Under state law, Blagojevich has 60 days to sign or veto proposals once they’re approved by the General Assembly. Should the governor remain in office, he could thwart any call for a special election by ignoring the bill and letting it expire on Jan. 14, the date when new legislators are sworn in and unsigned proposals from the previous session fall dead, Wheeler said.

That would force lawmakers to start anew, extending the delay before voters could pick Obama’s replacement, he said.

“The best thing Blagojevich could do is resign,” Wheeler said.

Lucio Guerrero, a spokesman for Blagojevich, didn’t return a phone message left at his Chicago office.

The last person impeached by the Illinois House was Judge Theophilus Smith in 1833. State senators refused to convict him, so Smith remained on the bench, according to Patrick O’Grady, executive director of the Springfield, Illinois-based Legislative Research Unit, the research arm of the General Assembly. Illinois became a state in 1818.

Filling Senate Seat

“The priority is to restore the senatorial seat as soon as possible,” Brown, the aide to House leader Madigan, said in a telephone interview. U.S. Senate Leader Harry Reid and fellow Democrats “made it clear a gubernatorial appointment will be unacceptable” from Blagojevich, Brown said.
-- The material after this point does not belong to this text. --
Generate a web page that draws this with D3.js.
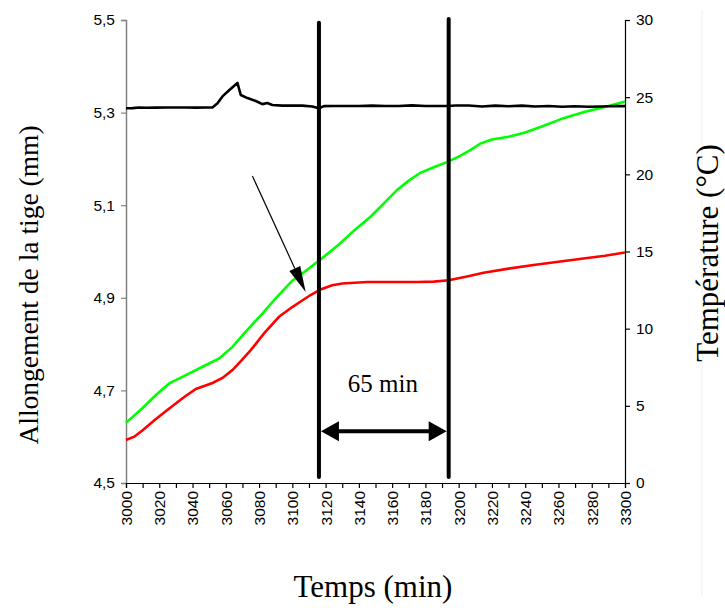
<!DOCTYPE html>
<html>
<head>
<meta charset="utf-8">
<script src="https://cdn.jsdelivr.net/npm/d3@7"></script>
<style>
  body { margin: 0; background: #fff; }
</style>
</head>
<body>
<svg id="chart"></svg>
<script>
// elongation, green curve (mm)
const greenTimes = [3000, 3005, 3010, 3018, 3026, 3036, 3046, 3056, 3064, 3072, 3082, 3090, 3100, 3108, 3117, 3128, 3137, 3147, 3155, 3163, 3170, 3177, 3185, 3193, 3200, 3207, 3213, 3220, 3230, 3240, 3250, 3263, 3276, 3289, 3300];
const greenValues = [4.630, 4.646, 4.662, 4.690, 4.715, 4.733, 4.751, 4.769, 4.794, 4.827, 4.866, 4.899, 4.937, 4.958, 4.983, 5.015, 5.045, 5.075, 5.104, 5.133, 5.153, 5.170, 5.182, 5.193, 5.205, 5.219, 5.233, 5.242, 5.248, 5.257, 5.270, 5.288, 5.302, 5.313, 5.324];

// elongation, red curve (mm)
const redTimes = [3000, 3005, 3010, 3018, 3026, 3034, 3042, 3052, 3058, 3064, 3070, 3075, 3083, 3092, 3100, 3105, 3111, 3117, 3124, 3130, 3135, 3145, 3160, 3175, 3185, 3194, 3205, 3215, 3230, 3245, 3260, 3275, 3288, 3300];
const redValues = [4.593, 4.600, 4.614, 4.638, 4.661, 4.683, 4.703, 4.716, 4.727, 4.744, 4.767, 4.787, 4.823, 4.859, 4.880, 4.892, 4.906, 4.918, 4.927, 4.931, 4.932, 4.934, 4.934, 4.934, 4.935, 4.938, 4.946, 4.954, 4.963, 4.971, 4.978, 4.985, 4.991, 4.998];

// temperature, black curve (°C)
const tempTimes = [3000, 3004, 3008, 3012, 3018, 3024, 3030, 3036, 3042, 3048, 3052, 3055, 3058, 3062, 3067, 3069, 3073, 3078, 3082, 3085, 3088, 3094, 3100, 3106, 3112, 3116, 3119, 3124, 3132, 3140, 3148, 3156, 3164, 3172, 3180, 3188, 3194, 3198, 3206, 3214, 3222, 3230, 3238, 3246, 3254, 3262, 3270, 3278, 3286, 3294, 3300];
const tempValues = [24.28, 24.29, 24.33, 24.31, 24.32, 24.33, 24.33, 24.33, 24.32, 24.33, 24.33, 24.60, 25.05, 25.45, 25.92, 25.14, 24.94, 24.75, 24.55, 24.62, 24.49, 24.45, 24.46, 24.45, 24.40, 24.28, 24.42, 24.43, 24.43, 24.43, 24.45, 24.43, 24.43, 24.47, 24.43, 24.43, 24.43, 24.46, 24.46, 24.40, 24.45, 24.41, 24.45, 24.40, 24.43, 24.38, 24.41, 24.38, 24.40, 24.43, 24.42];

// axis ticks
const leftTicks = [4.5, 4.7, 4.9, 5.1, 5.3, 5.5];
const rightTicks = [0, 5, 10, 15, 20, 25, 30];
const timeTicks = d3.range(3000, 3301, 10);

// annotations: the two vertical marks, the 65 min span, the thin arrow
const markTimes = [3116, 3194];
const markTops = [5.494, 5.502];
const markBottom = 4.513;
const spanLabel = "65 min";
const spanLevel = 4.612;
const pointerFrom = [3076, 5.163];
const pointerTo = [3108, 4.9125];

const width = 725, height = 608;
const svg = d3.select("#chart").attr("width", width).attr("height", height);

const x = d3.scaleLinear().domain([3000, 3300]).range([126, 625]);
const yLeft = d3.scaleLinear().domain([4.5, 5.5]).range([483, 20]);
const yRight = d3.scaleLinear().domain([0, 30]).range([483, 20]);

const sans = "Liberation Sans, Arial, sans-serif";
const serif = "Liberation Serif, Times New Roman, serif";
const comma = v => d3.format(".1f")(v).replace(".", ",");

// faint border line on the right
svg.append("line")
    .attr("x1", 702).attr("x2", 702).attr("y1", 10).attr("y2", 596)
    .attr("stroke", "#f0f0f0").attr("stroke-width", 1);

// left axis
const gLeft = svg.append("g")
    .attr("transform", `translate(${x(3000)},0)`)
    .call(d3.axisLeft(yLeft).tickValues(leftTicks).tickSize(5).tickPadding(6).tickFormat(comma));
gLeft.select(".domain").attr("stroke", "#808080").attr("stroke-width", 1.5);
gLeft.selectAll(".tick line").attr("stroke", "#808080").attr("stroke-width", 1.2);
gLeft.selectAll("text").attr("font-family", sans).attr("font-size", 15.5).attr("fill", "#000");

// right axis
const gRight = svg.append("g")
    .attr("transform", `translate(${x(3300)},0)`)
    .call(d3.axisRight(yRight).tickValues(rightTicks).tickSize(5).tickPadding(6));
gRight.select(".domain").attr("stroke", "#000").attr("stroke-width", 1.2);
gRight.selectAll(".tick line").attr("stroke-width", 1.2);
gRight.selectAll("text").attr("font-family", sans).attr("font-size", 15.5).attr("fill", "#000");

// bottom axis
const gBottom = svg.append("g")
    .attr("transform", `translate(0,${yLeft(4.5)})`)
    .call(d3.axisBottom(x).tickValues(timeTicks).tickSize(5)
        .tickFormat(d => d % 20 === 0 ? d : ""));
gBottom.select(".domain").attr("stroke", "#000").attr("stroke-width", 1.2);
gBottom.selectAll(".tick line").attr("stroke-width", 1.2);
gBottom.selectAll("text")
    .attr("font-family", sans).attr("font-size", 15.5).attr("fill", "#000")
    .attr("transform", "rotate(-90)")
    .attr("x", -8).attr("y", 0).attr("dy", "0.35em")
    .attr("text-anchor", "end");

// curves
const lenLine = d3.line().x(d => x(d[0])).y(d => yLeft(d[1]));
const tempLine = d3.line().x(d => x(d[0])).y(d => yRight(d[1]));

svg.append("path")
    .datum(d3.zip(greenTimes, greenValues))
    .attr("d", lenLine)
    .attr("fill", "none").attr("stroke", "#00ff00").attr("stroke-width", 2.6);

svg.append("path")
    .datum(d3.zip(redTimes, redValues))
    .attr("d", lenLine)
    .attr("fill", "none").attr("stroke", "#ff0000").attr("stroke-width", 2.6);

svg.append("path")
    .datum(d3.zip(tempTimes, tempValues))
    .attr("d", tempLine)
    .attr("fill", "none").attr("stroke", "#000").attr("stroke-width", 2.6)
    .attr("stroke-linejoin", "round");

// vertical marks
svg.selectAll(".mark")
    .data(markTimes)
    .enter()
    .append("line")
    .attr("class", "mark")
    .attr("x1", d => x(d)).attr("x2", d => x(d))
    .attr("y1", (d, i) => yLeft(markTops[i]))
    .attr("y2", yLeft(markBottom))
    .attr("stroke", "#000").attr("stroke-width", 4)
    .attr("stroke-linecap", "round");

// double arrow between the marks
const ay = yLeft(spanLevel);
const ax1 = x(markTimes[0]) + 2, ax2 = x(markTimes[1]) - 2;
const headLen = 18, headHalf = 10;
svg.append("line")
    .attr("x1", ax1 + headLen - 2).attr("x2", ax2 - headLen + 2)
    .attr("y1", ay).attr("y2", ay)
    .attr("stroke", "#000").attr("stroke-width", 4);
svg.append("path")
    .attr("d", `M${ax1},${ay}L${ax1 + headLen},${ay - headHalf}L${ax1 + headLen},${ay + headHalf}Z`)
    .attr("fill", "#000");
svg.append("path")
    .attr("d", `M${ax2},${ay}L${ax2 - headLen},${ay - headHalf}L${ax2 - headLen},${ay + headHalf}Z`)
    .attr("fill", "#000");

svg.append("text")
    .attr("x", (x(markTimes[0]) + x(markTimes[1])) / 2 - 1)
    .attr("y", yLeft(4.697))
    .attr("text-anchor", "middle")
    .attr("font-family", serif).attr("font-size", 25)
    .text(spanLabel);

// thin pointer arrow
const px1 = x(pointerFrom[0]), py1 = yLeft(pointerFrom[1]);
const px2 = x(pointerTo[0]), py2 = yLeft(pointerTo[1]);
const ang = Math.atan2(py2 - py1, px2 - px1);
const pl = 26, pw = 6;
const bx = px2 - pl * Math.cos(ang), by = py2 - pl * Math.sin(ang);
svg.append("line")
    .attr("x1", px1).attr("y1", py1).attr("x2", bx).attr("y2", by)
    .attr("stroke", "#000").attr("stroke-width", 1.2);
svg.append("path")
    .attr("d", `M${px2},${py2}L${bx + pw * Math.sin(ang)},${by - pw * Math.cos(ang)}L${bx - pw * Math.sin(ang)},${by + pw * Math.cos(ang)}Z`)
    .attr("fill", "#000");

// axis titles
svg.append("text")
    .attr("transform", "translate(38,285) rotate(-90)")
    .attr("text-anchor", "middle")
    .attr("font-family", serif).attr("font-size", 27.5)
    .text("Allongement de la tige (mm)");

svg.append("text")
    .attr("transform", "translate(718,253) rotate(-90)")
    .attr("text-anchor", "middle")
    .attr("font-family", serif).attr("font-size", 31)
    .text("Température (°C)");

svg.append("text")
    .attr("x", 373).attr("y", 597)
    .attr("text-anchor", "middle")
    .attr("font-family", serif).attr("font-size", 31)
    .text("Temps (min)");
</script>
</body>
</html>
If Blagojevich resigns or is removed from office before lawmakers approve a special election, Lieutenant Governor Patrick Quinn would take the reins of government in the fifth- most populous state and assume the power to appoint a senator. A phone message left at Quinn’s Chicago office was not returned.

Lisa Madigan said she asked the state supreme court to temporarily remove Blagojevich from office to prevent him from appointing a replacement for Obama. She also said Blagojevich should be forced out because the scandal may cloud any agreements, contracts or expenditures that require his signature.

“I think people of the state would be best served if Governor Blagojevich would resign,” Lisa Madigan told reporters today. “We could all move on.”